Unforeseen conditions are a fact of life in the building industry. Over the years, we’ve found a wide assortment of unexpected things once walls and roofs start coming down—including a still-furnished sealed-off basement room not in the plans!—but this week we uncovered something special for our builder’s bucket list of odd finds.
We recently kicked off a remodel for new owners of a Historic Queen Anne house in Portland’s King’s Hill neighborhood. They noticed some strange staining near the dining room’s ceiling and down on the baseboards and wondered if the roof was leaking (see lower left bay window in the above photo for the area in question).
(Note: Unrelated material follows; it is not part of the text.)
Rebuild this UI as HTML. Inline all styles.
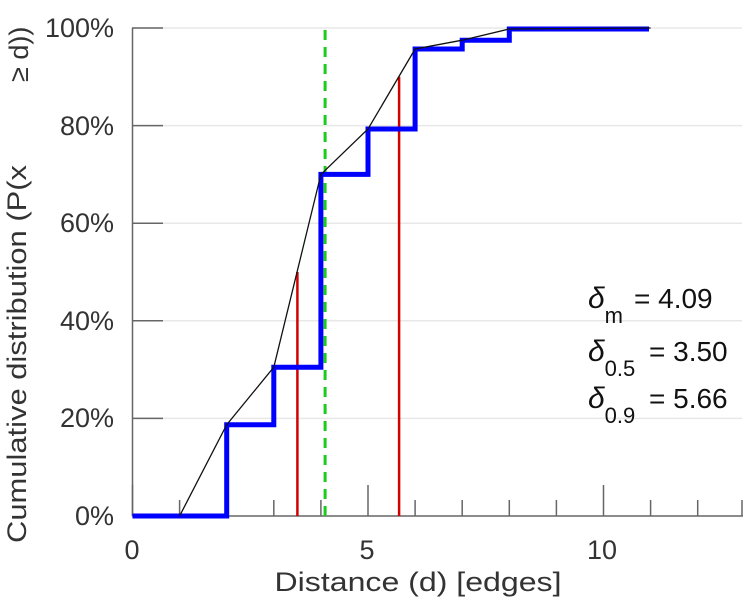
<!DOCTYPE html>
<html><head><meta charset="utf-8"><style>body{margin:0;background:#fff}svg{display:block}</style></head>
<body>
<svg width="749" height="600" viewBox="0 0 749 600" xmlns="http://www.w3.org/2000/svg" font-family="Liberation Sans, sans-serif">
<g stroke="#e8e8e8" stroke-width="1.5">
<line x1="132" y1="28" x2="742" y2="28"/><line x1="132" y1="125.6" x2="742" y2="125.6"/><line x1="132" y1="223.2" x2="742" y2="223.2"/><line x1="132" y1="320.8" x2="742" y2="320.8"/><line x1="132" y1="418.4" x2="742" y2="418.4"/>
</g>
<g stroke="#666" stroke-width="1.5">
<line x1="132.5" y1="28" x2="132.5" y2="516"/>
<line x1="132" y1="516" x2="743" y2="516"/>
<line x1="132" y1="28" x2="163" y2="28"/><line x1="132" y1="125.6" x2="163" y2="125.6"/><line x1="132" y1="223.2" x2="163" y2="223.2"/><line x1="132" y1="320.8" x2="163" y2="320.8"/><line x1="132" y1="418.4" x2="163" y2="418.4"/>
<line x1="132.5" y1="485" x2="132.5" y2="516"/><line x1="368" y1="485" x2="368" y2="516"/><line x1="603.5" y1="485" x2="603.5" y2="516"/>
<line x1="179.6" y1="500" x2="179.6" y2="516"/><line x1="226.7" y1="500" x2="226.7" y2="516"/><line x1="273.8" y1="500" x2="273.8" y2="516"/><line x1="320.9" y1="500" x2="320.9" y2="516"/>
<line x1="415.1" y1="500" x2="415.1" y2="516"/><line x1="462.2" y1="500" x2="462.2" y2="516"/><line x1="509.3" y1="500" x2="509.3" y2="516"/><line x1="556.4" y1="500" x2="556.4" y2="516"/>
<line x1="650.6" y1="500" x2="650.6" y2="516"/><line x1="697.7" y1="500" x2="697.7" y2="516"/><line x1="742" y1="500" x2="742" y2="516"/>
</g>
<line x1="325.1" y1="516" x2="325.1" y2="30" stroke="#1ccc1c" stroke-width="3" stroke-dasharray="10,7"/>
<line x1="297.4" y1="516" x2="297.4" y2="272" stroke="#d40000" stroke-width="2.5"/>
<line x1="399.1" y1="516" x2="399.1" y2="76.8" stroke="#d40000" stroke-width="2.5"/>
<path d="M132.5,516 H226.7 V424.7 H273.8 V367.2 H320.9 V174.4 H368 V129 H415.1 V49 H462.2 V40.2 H509.3 V29 H649" fill="none" stroke="#0000ff" stroke-width="5"/>
<polyline points="179.6,516 226.7,424.7 273.8,367.2 320.9,174.4 368,129 415.1,49 462.2,40.2 509.3,29 650.6,28" fill="none" stroke="#111" stroke-width="1.3"/>
<g font-size="27" fill="#333" text-anchor="end">
<text x="114" y="37">100%</text><text x="114" y="135">80%</text><text x="114" y="232">60%</text><text x="114" y="330">40%</text><text x="114" y="427">20%</text><text x="114" y="525">0%</text>
</g>
<g font-size="27" fill="#333" text-anchor="middle">
<text x="132" y="559">0</text><text x="367" y="559">5</text><text x="602" y="559">10</text>
<text x="418" y="591" textLength="287" lengthAdjust="spacingAndGlyphs">Distance (d) [edges]</text>
</g>
<text transform="translate(26,543) rotate(-90)" font-size="27" fill="#333" textLength="378" lengthAdjust="spacingAndGlyphs">Cumulative distribution (P(x</text>
<text transform="translate(28,82) rotate(-90)" font-size="27" fill="#333">≥ d))</text>
<g font-size="28" fill="#111">
<text x="588" y="308"><tspan font-style="italic" font-size="30">δ</tspan><tspan font-size="22" dy="15">m</tspan></text>
<text x="634" y="308">= 4.09</text>
<text x="588" y="361"><tspan font-style="italic" font-size="30">δ</tspan><tspan font-size="22" dy="15">0.5</tspan></text>
<text x="649" y="361">= 3.50</text>
<text x="588" y="408"><tspan font-style="italic" font-size="30">δ</tspan><tspan font-size="22" dy="15">0.9</tspan></text>
<text x="649" y="408">= 5.66</text>
</g>
</svg>
</body></html>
She pointed the mystery mark out to Project Supervisor Becky White, who thought it looked more like sap than water damage.
Becky investigated the stain and, finding it waxy to the touch, gave it a sniff. The smell indicated a much sweeter surprise: honey.
Reroofing that area was part of the planned remodel, so we climbed up, pulled back the boards, and peered inside. We found some dry rot and, as Becky suspected, rows and rows of honeycomb packed inside the roof framing, forming a compact trapezoidal hive.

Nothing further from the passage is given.